Indices are very less volatile these days i think atleast from futures perspective. Indexes are dead most of the time intraday.

Every dip keeps getting bought, so perceived risk is low and we have low volatility and low fear. Sooner or later ( god knows when) it will become volatile again and people who are not used it will feel the heat and then complain and cry. People who don’t make money always have someone else to blame.

There is no reason not to expect sudden moves from time to time. Adapt. If everyone starts selling options and selling volatility, then its good for markets to make sharp moves from time to time to keep them in check. There is no free lunch.

I have seen and followed markets over 10 years but never seen these kind of intraday sudden spikes which are happening from last few months. Two rupee option going to 100 rs in 2 mins and again coming back to 5 rs, everything happening in under 5 mins types.

Yahoo article is saying Jane street is complaining that two of it’s traders moved to Millennium fund and started using their strategy thus reducing their profits. Unknowing their lawyers slipped the country this strategy is being implemented is India. They are saying they use this on options which has daily expiries unlike anywhere in the world.

Not sure if you have noticed sudden spikes, end of the day there seems to be not much movement but there are lots of spikes on both sides and correcting, all happening during intraday on mostly expiry days of that particular index.

We will have to quantify it, and i am lazy to do that for no reason. But i doubt this, atleast in index futures. Its not too much out of ordinary.
And anyway, markets do things like this from time to time - stuff that hasn’t happened earlier. Crude went negative !

I don’t trade options, but on expiry days, someone just selling far otm options without a hedge is probably asking to get hit like this eventually. 2 to 100 is probably not a big deal on expiry day, i guess perhaps coming back to 5 is not?

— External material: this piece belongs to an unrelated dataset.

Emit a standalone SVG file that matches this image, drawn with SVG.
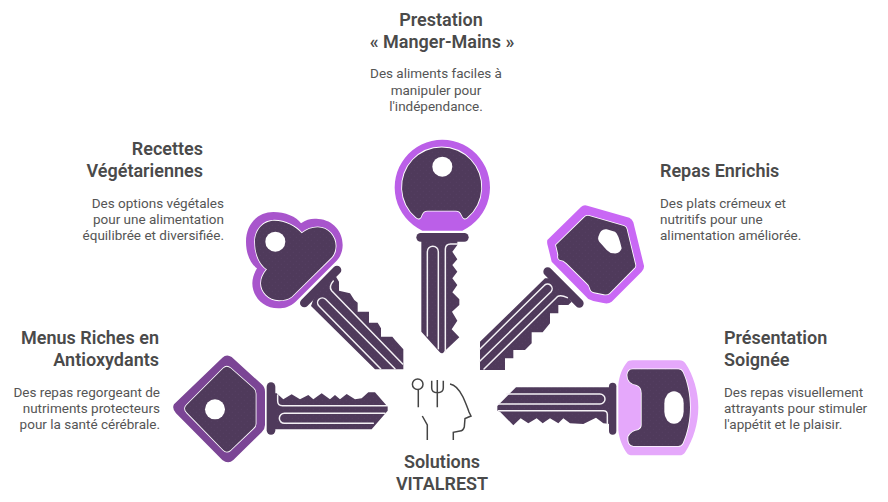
<svg xmlns="http://www.w3.org/2000/svg" width="888" height="502" viewBox="0 0 888 502">
<defs>
<pattern id="dots" width="18" height="18" patternUnits="userSpaceOnUse">
<rect width="18" height="18" fill="#4f3a5b"/>
<circle cx="4" cy="4" r="1.5" fill="#574065"/>
<circle cx="13" cy="13" r="1.5" fill="#574065"/>
</pattern>
</defs>
<style>
.dark{fill:url(#dots)}
.inner{fill:url(#dots);stroke:#fff;stroke-width:5;paint-order:stroke}
.hole{fill:#fff}
.sh{stroke:#4f3a5b;stroke-width:26;stroke-linecap:round;fill:none}
.gr{fill:none;stroke:#f4f1f5;stroke-width:4.5;stroke-linecap:round;stroke-linejoin:round}
.title{font-family:"Roboto","Liberation Sans",sans-serif;font-size:18px;font-weight:600;fill:#4a4a4a}
.desc{font-family:"Roboto","Liberation Sans",sans-serif;font-size:13.5px;fill:#555}
.icon{fill:none;stroke:#444;stroke-width:1.5}
.e{text-anchor:end}.m{text-anchor:middle}
</style>
<g id="connectors"></g>

<g id="key-top" transform="translate(380,130) scale(.33333)">
<path d="M127,302 A143,143 0 1 1 247,302 Z" fill="#bb5fe8"/>
<path d="M108,262 A119,119 0 1 1 262,262 Q252,272 245,255 Q240,242 228,242 H142 Q130,242 125,255 Q120,272 108,262 Z" class="inner"/>
<circle cx="187" cy="110" r="30" class="hole"/>
<line x1="122" y1="322" x2="253" y2="322" class="sh"/>
<path d="M124,330 V605 L178,665 Q187,675 192,665 L238,622 L215,598 L232,572 L216,545 L238,525 V508 L217,487 L232,465 L217,445 L232,425 L217,405 L232,388 L217,365 L232,345 V330 Z" class="dark"/>
<path d="M142,618 V365 A16.5,16.5 0 0 1 175,365 V656 M196,665 V358 Q196,342 212,342 H232" class="gr"/>
</g>

<g id="key-vegetarian" transform="translate(235,200) scale(.33333)">
<path d="M33,125 C33,70 70,36 115,36 C150,36 185,50 198,70 C215,58 230,55 250,57 C295,60 323,95 323,135 C323,155 315,172 305,182 L182,305 C165,320 148,325 130,325 C85,325 52,290 52,250 C52,235 58,218 66,205 C45,190 33,160 33,125 Z" fill="#a855cc"/>
<path d="M60,125 C60,90 85,62 118,62 C150,62 185,80 200,100 C215,88 230,82 248,82 C280,82 302,110 302,138 C302,150 297,165 290,172 L170,290 C160,298 145,301 132,301 C100,301 78,275 78,250 C78,235 85,220 96,208 C75,195 60,165 60,125 Z" class="inner"/>
<circle cx="121" cy="125" r="30" class="hole"/>
<line x1="208" y1="309" x2="306" y2="210" class="sh"/>
<path d="M228,318 L420,508 H505 V448 L480,420 L472,410 H438 V385 L428,368 H402 V335 H368 V308 L358,300 L345,280 L312,272 V245 L300,225 L240,285 Z" class="dark"/>
<path d="M437,506 L252,318 A13,13 0 0 1 272,298 L480,506 M503,492 L290,272 Q280,260 295,243" class="gr"/>
</g>

<g id="key-enriched" transform="translate(470,195) scale(.33333)">
<path d="M232,135 L333,36 Q340,29 352,32 L478,68 Q486,72 490,82 L522,212 Q523,222 515,230 L425,320 Q415,328 400,324 L370,318 L355,312 L245,200 L234,155 Q230,145 232,135 Z" fill="#c968f5"/>
<path d="M258,150 L342,68 Q348,60 358,63 L462,93 Q468,95 470,102 L496,210 Q497,216 492,220 L418,295 Q412,300 402,298 L372,292 Q362,290 360,280 Q358,270 348,262 L290,205 Q280,195 270,195 Q262,192 265,180 Q262,165 258,150 Z" class="inner"/>
<path d="M385,125 Q392,100 410,103 L435,110 Q445,115 455,160 Q450,178 430,175 Q420,175 410,165 L392,145 Q382,135 385,125 Z" class="hole"/>
<line x1="233" y1="230" x2="328" y2="325" class="sh"/>
<path d="M225,250 L30,440 V525 H105 V490 H130 V465 H165 L185,445 V412 H218 L240,385 V355 H265 V330 H295 L305,320 L245,250 Z" class="dark"/>
<path d="M30,462 L222,272 A13,13 0 0 1 243,290 L30,498 M42,522 L262,305 Q272,298 292,308" class="gr"/>
</g>

<g id="key-antioxidants" transform="translate(165,345) scale(.33333)">
<path d="M27,178 L172,38 Q185,26 200,36 L290,118 Q300,126 300,140 V240 Q300,252 290,262 L205,345 Q190,358 172,345 L33,205 Q20,190 27,178 Z" fill="#7b4595"/>
<path d="M65,180 L175,70 Q185,60 197,70 L265,130 Q272,136 272,146 V236 Q272,244 265,250 L197,315 Q185,325 175,315 L65,202 Q55,190 65,180 Z" class="inner"/>
<circle cx="150" cy="193" r="30" class="hole"/>
<line x1="318" y1="125" x2="318" y2="256" class="sh"/>
<path d="M330,145 H335 L355,163 L380,148 L405,163 L430,150 L445,163 L470,145 L495,163 L510,150 L525,163 L545,147 L570,163 L590,160 L610,142 H630 L668,185 V197 L620,253 H330 Z" class="dark"/>
<path d="M338,150 V168 Q338,182 352,182 H665 M660,205 H358 A15,15 0 0 0 358,235 H625" class="gr"/>
</g>

<g id="key-presentation" transform="translate(490,350) scale(.33333)">
<path d="M385,105 C387,78 398,52 410,38 Q415,31 428,31 H568 Q580,31 586,40 C610,75 625,125 625,172 C625,220 610,270 586,306 Q580,316 568,316 H428 Q415,316 410,308 C398,292 387,265 385,240 Z" fill="#e5a8fb"/>
<path d="M412,75 Q414,58 428,58 H565 Q574,58 578,66 C592,95 600,135 600,172 C600,210 592,250 578,280 Q574,288 565,288 H430 Q412,285 415,260 Q425,242 445,240 Q455,235 455,225 V130 Q455,110 440,105 Q412,100 412,75 Z" class="inner"/>
<rect x="523" y="124" width="58" height="97" rx="29" ry="36" class="hole"/>
<line x1="368" y1="109" x2="368" y2="243" class="sh" style="stroke-width:22"/>
<path d="M360,112 H78 L22,168 V182 L30,185 L70,226 L92,205 L115,220 L140,205 L158,220 L180,205 L205,220 L220,205 L240,220 L280,222 L318,203 L340,220 L360,222 Z" class="dark"/>
<path d="M50,132 H330 A15,15 0 0 1 330,162 H25 M25,182 H340 Q352,182 352,194 V222" class="gr"/>
</g>

<g id="icon-center">
<circle cx="417.7" cy="384.3" r="5.3" class="icon"/>
<path d="M418.3,390 V407.3 M431.7,380.7 V388 Q431.7,392.7 437.3,392.7 Q443.3,392.7 443.3,388 V380.7 M437.3,380 V407.3" class="icon"/>
<path d="M450,384 Q457,385 463,397 Q467,406 469,412 L471,416 L465,418.500 L464.300,427 Q463,431 460,431 L453.300,432.300 V440" class="icon"/>
<path d="M422.300,416 L427.300,425 V440" class="icon"/>
<text x="442" y="468" class="title m">Solutions</text>
<text x="442" y="490" class="title m">VITALREST</text>
</g>

<g id="label-top">
<text x="441" y="26" class="title m">Prestation</text>
<text x="442" y="48" class="title m">« Manger-Mains »</text>
<text x="436" y="78" class="desc m">Des aliments faciles à</text>
<text x="436" y="95" class="desc m">manipuler pour</text>
<text x="436" y="111" class="desc m">l'indépendance.</text>
</g>
<g id="label-vegetarian">
<text x="203" y="155" class="title e">Recettes</text>
<text x="203" y="177" class="title e">Végétariennes</text>
<text x="224" y="208" class="desc e">Des options végétales</text>
<text x="224" y="224" class="desc e">pour une alimentation</text>
<text x="224" y="240" class="desc e">équilibrée et diversifiée.</text>
</g>
<g id="label-enriched">
<text x="660" y="177" class="title">Repas Enrichis</text>
<text x="660" y="208" class="desc">Des plats crémeux et</text>
<text x="660" y="224" class="desc">nutritifs pour une</text>
<text x="660" y="240" class="desc">alimentation améliorée.</text>
</g>
<g id="label-antioxidants">
<text x="159" y="344" class="title e">Menus Riches en</text>
<text x="159" y="366" class="title e">Antioxydants</text>
<text x="160" y="397" class="desc e">Des repas regorgeant de</text>
<text x="160" y="413" class="desc e">nutriments protecteurs</text>
<text x="160" y="429" class="desc e">pour la santé cérébrale.</text>
</g>
<g id="label-presentation">
<text x="724" y="344" class="title">Présentation</text>
<text x="724" y="366" class="title">Soignée</text>
<text x="724" y="397" class="desc">Des repas visuellement</text>
<text x="724" y="413" class="desc">attrayants pour stimuler</text>
<text x="724" y="429" class="desc">l'appétit et le plaisir.</text>
</g>
</svg>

And the assumption that they are causing spike is completely out of his dream. Anything is possible, but then we can assume anything. Just FUD.

Just a handful of them were sharp imo. Anyway, expiry days always have had sharp moves sometimes in past, i dunno what you expect.
Markets move to test liquidity, perhaps if huge number of people are doing the same thing and keeping stops in similar areas, they are gonna get hit ?
Maybe maybe not, but volatility spikes tend to cluster, so get used it, more may happen.

His suggestion that all option buyers/sellers are struggling is also likely not true. There are some big option traders here that seem to be doing alright. And few months of tough market is perfectly normal. People expect too much. I am used to have dd of more than 6 months in trend following systems.

And that small fish / medium fish / big fish is a load of baloney that really has no relevance for traders. Just good for story telling. Lots of players combine to form a market and a single player has limited chance of impact on liquid markets. Any large spike is likely going to hurt the seller is my guess. Even more, all market orders need limits these days ( 1% for futures) so 1 order can only move index by max 1 percent and that should bring arbitrage algos quickly to take advantage.

Anyway, whatever may be happening, we need to adapt.
Trading gives challenges form time to time whatever your system. Most people wont be able to handle it either due to uncertainty intolerance or by taking too much risk. In my case, the crazy buy the dips was causing issue for shorts for some systems so i had to adapt. Similarly, an option trader needs to adapt to whatever may be causing problems.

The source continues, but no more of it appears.